_TASK GOAL_
Find the line with "Write the matplotlib code for this chart." and the line with "return fig.add_axes([left /", then repeat both of them and every line in between exactly. Omit the pictures.

_EXERCISE MATERIAL_
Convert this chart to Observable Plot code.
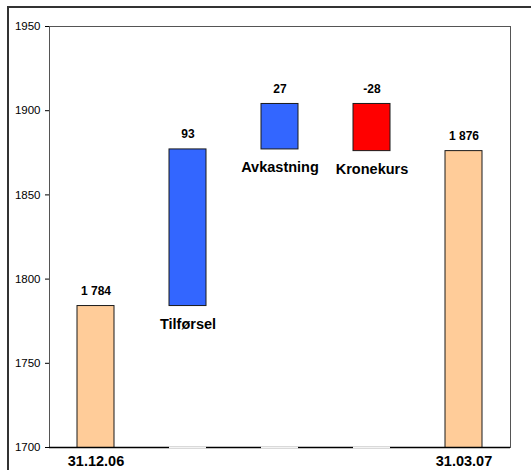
<!DOCTYPE html>
<html>
<head>
<meta charset="utf-8">
<script src="https://cdn.jsdelivr.net/npm/d3@7"></script>
<script src="https://cdn.jsdelivr.net/npm/@observablehq/plot@0.6"></script>
<style>
  html, body { margin: 0; padding: 0; background: #fff; }
  #wrap { position: relative; width: 531px; height: 470px; overflow: hidden; }
  #outer { position: absolute; left: 7px; top: 6px; width: 600px; height: 600px;
           border-left: 2px solid #333; border-top: 2px solid #333; pointer-events: none; }
  #chart { position: absolute; left: 0; top: 0; }
</style>
</head>
<body>
<div id="wrap"><div id="chart"></div><div id="outer"></div></div>
<script>
const categories = ["31.12.06", "Tilførsel", "Avkastning", "Kronekurs", "31.03.07"];
const values = [1784, 93, 27, -28, 1876];
const kinds = ["total", "change", "change", "change", "total"];
const valueLabels = ["1 784", "93", "27", "-28", "1 876"];
const yTicks = [1700, 1750, 1800, 1850, 1900, 1950];

let running = 0;
const rows = categories.map((c, i) => {
  let lo, hi;
  if (kinds[i] === "total") { lo = 0; hi = values[i]; running = values[i]; }
  else { const start = running; running += values[i]; lo = Math.min(start, running); hi = Math.max(start, running); }
  const color = kinds[i] === "total" ? "#FFCC99" : (values[i] >= 0 ? "#3366FF" : "#FF0000");
  return { cat: c, lo, hi, color, label: valueLabels[i], kind: kinds[i] };
});
const changes = rows.filter(d => d.kind === "change");
const yMin = yTicks[0], yMax = yTicks[yTicks.length - 1];

const font = "'Liberation Sans', Arial, sans-serif";
const chart = Plot.plot({
  width: 531,
  height: 470,
  marginLeft: 49,
  marginRight: 21,
  marginTop: 26,
  marginBottom: 23,
  style: { fontFamily: font, background: "transparent", overflow: "visible" },
  x: { domain: categories, paddingInner: 0.593, paddingOuter: 0.2965, axis: null },
  y: { domain: [yMin, yMax], axis: null },
  marks: [
    Plot.frame({ stroke: "#555", strokeWidth: 1 }),
    Plot.barY(rows, { x: "cat", y1: "lo", y2: "hi", fill: "color", stroke: "#1a1a1a", strokeWidth: 1, clip: true }),
    Plot.ruleY([yMin], { stroke: "#000", strokeWidth: 1.5 }),
    Plot.tickY(changes, { x: "cat", y: () => yMin, stroke: "#f3f3f3", strokeWidth: 2 }),
    Plot.axisY({ ticks: yTicks, tickSize: 4, tickPadding: 5, fontSize: 11.5, tickFormat: d => String(d), stroke: "#000", fill: "#000", label: null }),
    Plot.axisX({ ticks: [categories[0], categories[categories.length - 1]], tickSize: 0, tickPadding: 8, fontSize: 14.5, fontWeight: "bold", fill: "#000", label: null }),
    Plot.text(rows, { x: "cat", y: "hi", text: "label", dy: -15, lineAnchor: "middle", fontSize: 12, fontWeight: "bold", fill: "#000" }),
    Plot.text(changes, { x: "cat", y: "lo", text: "cat", dy: 18, lineAnchor: "middle", fontSize: 14.5, fontWeight: "bold", fill: "#000" })
  ]
});
document.getElementById("chart").appendChild(chart);
</script>
</body>
</html>
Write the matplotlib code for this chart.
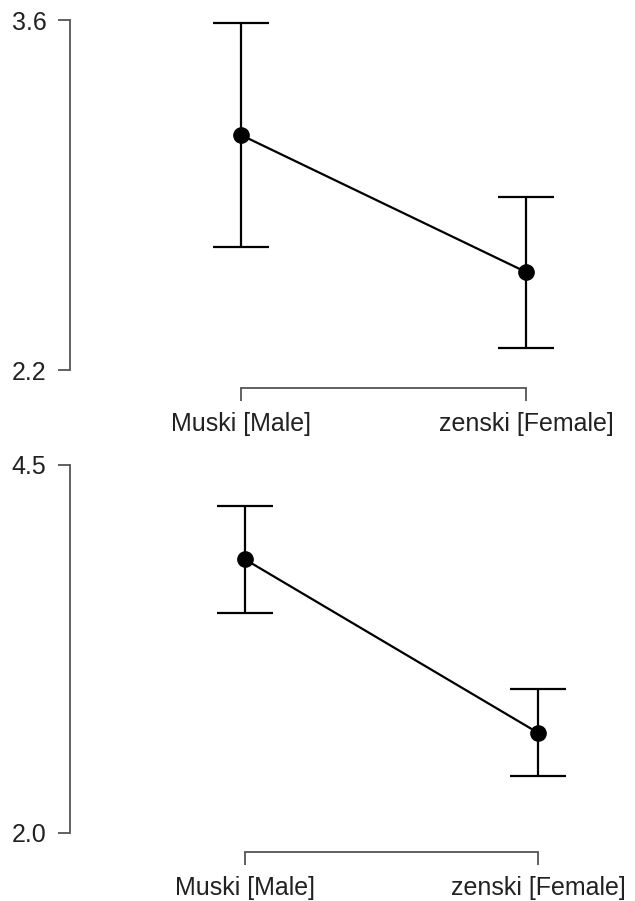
import numpy as np
from matplotlib import pyplot as plt

groups = ["Muski [Male]", "zenski [Female]"]

# panel 1
top_means = [3.14, 2.592]
top_err = [0.448, 0.302]
top_ylim = (2.2, 3.6)

# panel 2
bot_means = [3.859, 2.681]
bot_err = [0.365, 0.295]
bot_ylim = (2.0, 4.5)

W, H = 635, 901
plt.rcParams["font.family"] = ["Liberation Sans", "DejaVu Sans"]

fig = plt.figure(figsize=(W / 100, H / 100), dpi=100)


def px_axes(left, top, right, bottom):
    return fig.add_axes([left / W, 1 - bottom / H, (right - left) / W, (bottom - top) / H])


def panel(ax, means, err, ylim, xlim, outward):
    x = np.arange(1, len(means) + 1)
    ax.errorbar(x, means, yerr=err, fmt="-o", color="black", lw=1.6,
                ms=11, capsize=20, capthick=1.6, elinewidth=1.6, clip_on=False)
    ax.set_xlim(*xlim)
    ax.set_ylim(*ylim)
    for s in ["top", "right"]:
        ax.spines[s].set_visible(False)
    ax.spines["left"].set_bounds(*ylim)
    ax.spines["bottom"].set_bounds(x[0], x[-1])
    ax.spines["bottom"].set_position(("outward", outward))
    for s in ["left", "bottom"]:
        ax.spines[s].set_color("#555555")
        ax.spines[s].set_linewidth(1.3)
    ax.set_yticks(ylim)
    ax.set_yticklabels([f"{v:.1f}" for v in ylim])
    ax.set_xticks(x)
    ax.set_xticklabels(groups)
    ax.tick_params(axis="both", colors="#555555", labelcolor="#222222",
                   labelsize=18, length=9, width=1.3, pad=8)


ax1 = px_axes(70, 20, 620, 370)
panel(ax1, top_means, top_err, top_ylim, (0.4, 2.33), 13)

ax2 = px_axes(70, 465, 620, 833)
panel(ax2, bot_means, bot_err, bot_ylim, (0.403, 2.28), 14)

plt.savefig("out.png", dpi=100)
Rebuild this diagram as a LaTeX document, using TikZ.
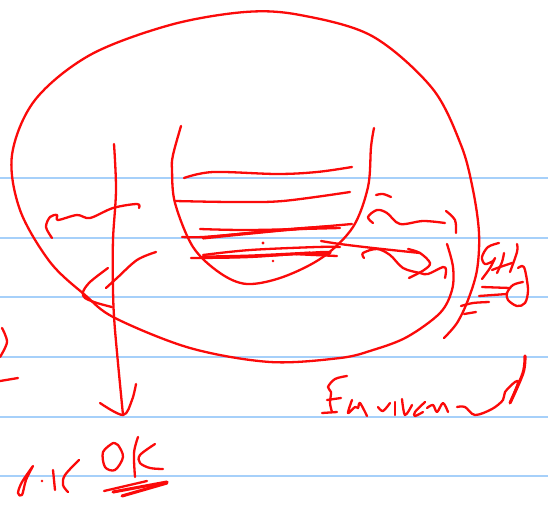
\documentclass[tikz,border=0pt]{standalone}
\definecolor{inkred}{HTML}{FB0A0A}
\definecolor{ruled}{HTML}{A6D0FA}
\tikzset{
  rule/.style={draw=ruled,line width=1.8pt},
  ink/.style={draw=inkred,line width=2.3pt,line cap=round,line join=round},
  thick ink/.style={ink,line width=3.1pt}
}
\newcommand{\stroke}[2][ink]{\draw[#1] plot[smooth,tension=0.55] coordinates {#2};}
\begin{document}
\begin{tikzpicture}[x=1pt,y=-1pt]
\useasboundingbox (0,0) rectangle (548,508);
\fill[white] (0,0) rectangle (548,508);
\foreach \yy in {178,238,297,357,417,476} \draw[rule] (0,\yy) -- (548,\yy);
% outer loop
\stroke{(444,338)(457,323)(468,300)(477,270)(479,233)(473,190)(461,145)(432,88)(372,36)(300,15)(245,12)(170,25)(90,55)(35,100)(12,155)(20,210)(50,262)(85,295)(115,318)(190,348)(270,362)(340,358)(373,350)(407,337)(440,313)(452,290)(453,267)(447,244)}
% bowl
\stroke{(181,126)(173,155)(172,170)(175,203)(193,247)(220,273)(247,284)(283,277)(323,257)(353,227)(368,187)(371,147)(374,128)}
% layers
\stroke{(184,178)(213,172)(277,174)(317,172)(352,167)}
\stroke{(175,201)(233,202)(283,201)(350,192)}
\stroke{(200,229)(250,230)(340,228)}
\stroke{(182,237)(203,237)(250,233)(352,224)}
\stroke[thick ink]{(203,238)(283,230)(325,227)}
\stroke{(203,255)(250,250)(317,247)(340,247)}
\stroke{(191,258)(250,257)(323,252)(326,254)(295,254)(337,256)}
\stroke[thick ink]{(203,257)(250,256)(310,253)}
\fill[inkred] (263,243) circle (1.7pt) (273,261) circle (1.3pt);
% arrow scribble
\stroke{(321,241)(340,244)(373,248)(420,253)}
\stroke{(408,249)(420,253)(430,263)(424,270)(409,278)}
\stroke{(364,258)(363,253)(377,249)(390,255)(403,268)(420,273)(428,274)(443,267)(446,270)(445,278)}
\stroke{(373,223)(368,217)(377,210)(387,213)(400,224)(423,221)(445,223)}
\stroke{(376,195)(383,194)(391,197)}
\stroke{(446,211)(455,220)(456,233)}
% F marks
\stroke{(461,306)(473,303)(489,302)}
\stroke{(464,314)(476,312)}
% G H
\stroke{(499,243)(488,247)(482,257)(485,264)(493,261)(495,258)(490,268)(482,279)}
\stroke{(504,253)(502,262)(497,273)}
\stroke{(517,244)(517,252)(510,272)}
\stroke{(492,270)(500,267)(512,263)}
\stroke{(518,268)(522,266)(525,270)(528,290)(525,303)(517,306)(508,300)(507,293)(513,285)(523,282)}
\stroke{(482,287)(510,288)}
\stroke{(479,296)(507,294)}
% left fragment
\stroke{(2,328)(7,342)(0,357)}
\stroke{(0,381)(18,378)}
% arrow
\stroke{(114,144)(116,190)(113,240)(113,290)(115,330)(123,415)}
\stroke{(100,403)(123,415)(132,400)(136,384)}
% left strokes
\stroke{(52,238)(46,227)(50,217)(57,215)(58,220)(77,215)(90,218)(113,208)(137,204)(139,208)}
\stroke{(156,252)(137,260)(117,278)(106,288)}
\stroke{(108,268)(90,282)(83,292)(85,298)(97,303)(112,307)}
% OK
\stroke{(113,443)(103,452)(105,467)(115,470)(123,457)(118,445)(113,443)}
\stroke{(138,437)(134,453)(135,477)}
\stroke{(155,444)(140,455)(140,463)(150,468)(163,469)}
\stroke{(104,491)(147,481)}
\stroke[thick ink]{(113,492)(167,482)}
\stroke[thick ink]{(122,496)(167,483)}
% p.1c
\stroke{(33,466)(22,482)(18,493)(22,495)(26,480)(33,466)}
\fill[inkred] (42,481) circle (1.3pt);
\stroke{(53,470)(55,490)}
\stroke{(79,460)(65,475)(63,485)(68,492)}
% Environ
\stroke{(347,376)(335,379)(328,387)(331,392)(330,403)(332,412)}
\stroke{(327,400)(341,398)}
\stroke{(322,413)(337,412)}
\stroke{(352,400)(348,413)(355,407)(358,408)(360,403)(367,416)}
\stroke{(378,407)(383,411)(390,403)}
\stroke{(395,402)(395,415)}
\stroke{(402,399)(405,415)(412,405)}
\stroke{(425,402)(415,412)(415,416)(423,412)}
\stroke{(427,408)(433,405)(437,412)(443,403)(448,412)}
\stroke{(457,407)(465,407)(475,415)(492,409)(503,400)(505,392)(515,382)(518,383)(510,403)}
\stroke[thick ink]{(525,356)(523,373)(510,403)}
\end{tikzpicture}
\end{document}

_FULL RESPONSE_
Write the matplotlib code for this chart.
import numpy as np
from matplotlib import pyplot as plt

groups = ["Muski [Male]", "zenski [Female]"]

# panel 1
top_means = [3.14, 2.592]
top_err = [0.448, 0.302]
top_ylim = (2.2, 3.6)

# panel 2
bot_means = [3.859, 2.681]
bot_err = [0.365, 0.295]
bot_ylim = (2.0, 4.5)

W, H = 635, 901
plt.rcParams["font.family"] = ["Liberation Sans", "DejaVu Sans"]

fig = plt.figure(figsize=(W / 100, H / 100), dpi=100)


def px_axes(left, top, right, bottom):
    return fig.add_axes([left / W, 1 - bottom / H, (right - left) / W, (bottom - top) / H])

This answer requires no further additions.